Book Review: The Lonely Hearts Hotel – Heather O’Neill ***

book review the lonely hearts hotel heather o'neill

Two babies are abandoned in a Montreal orphanage in the winter of 1910. Before long, their talents emerge: Pierrot is a piano prodigy; Rose lights up even the dreariest room with her dancing and comedy. As they travel around the city performing clown routines, the children fall in love with each other and dream up a plan for the most extraordinary and seductive circus show the world has ever seen.

Separated as teenagers, sent off to work as servants during the Great Depression, both descend into the city’s underworld, dabbling in sex, drugs and theft in order to survive. But when Rose and Pierrot finally reunite beneath the snowflakes after years of searching and desperate poverty the possibilities of their childhood dreams are renewed, and they’ll go to extreme lengths to make them come true. Soon, Rose, Pierrot and their troupe of clowns and chorus girls have hit New York, commanding the stage as well as the alleys, and neither the theater nor the underworld will ever look the same.

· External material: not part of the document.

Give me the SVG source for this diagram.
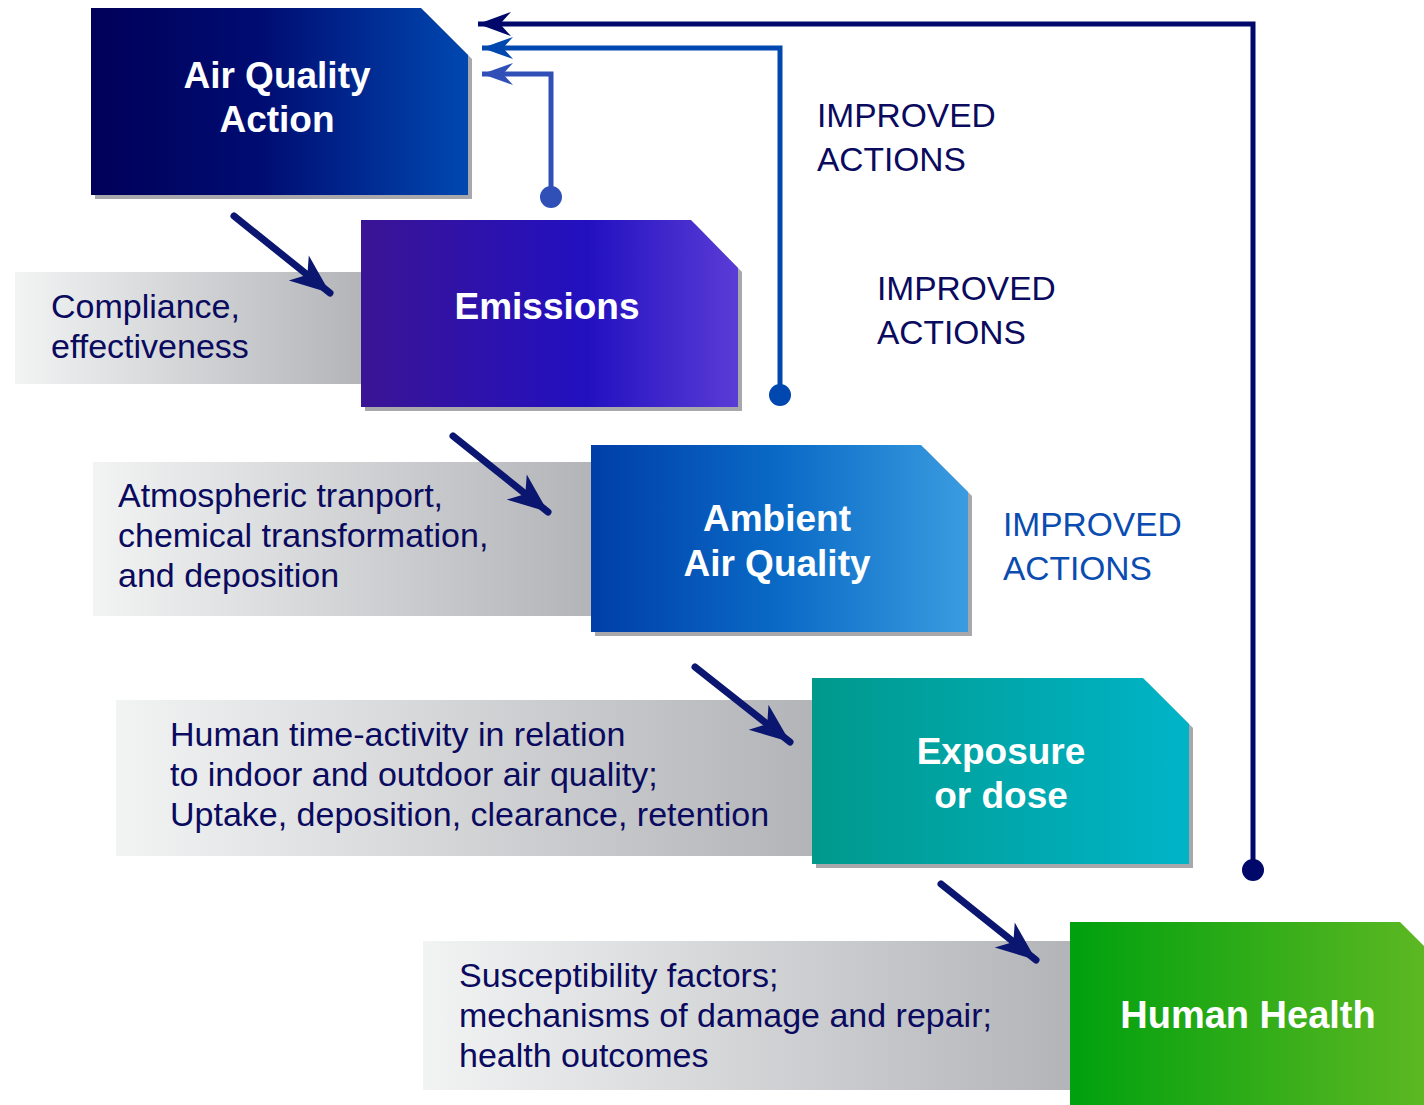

Trigger warnings for abuse and rape.

If you’re thinking about picking up this book, hoping to be swept away into a magical world of circus acts, you are going to be disappointed. This is a very dark story about two young people who grew up in dire circumstances. They fall in love but are separated before they can act on their feelings. In the years that follow, they both make terrible decisions that nearly destroy them. Through it all, they keep thinking about the other, missing them, hoping to one day be reunited.

On Goodreads, someone asked whether this is YA or adult fiction. It’s definitely adult! There are several explicit sex scenes, recurring acts of rape and a lot of abuse. This is not the love story the cover makes it out to be, it’s a dark fairytale about what it’s like to have loved and lost.

While I was reading this book, I did enjoy the story. It’s very well written and the language managed to let the sadness and yearning jump off the page. It made my heart ache. As this story develops, with The Great Depression distinctly present on every page, there’s hunger and death all around our characters. You just want them to be alright.

But what I appreciated most of all was how immensely flawed our main characters were. Pierrot and Rose are both addicts in their own way. They both make choices that have a huge impact on those around them. They don’t get the easy way out. They have to fight to survive.

A lot of people absolutely love this book. Unfortunately, I wasn’t completely convinced. Maybe I wanted too much? Who knows.. It was a great read, while I was reading it. But I have to admit that I had to look up a lot of the details while I was writing this review. It’s not one that will stay with me. BUT a really good book nonetheless.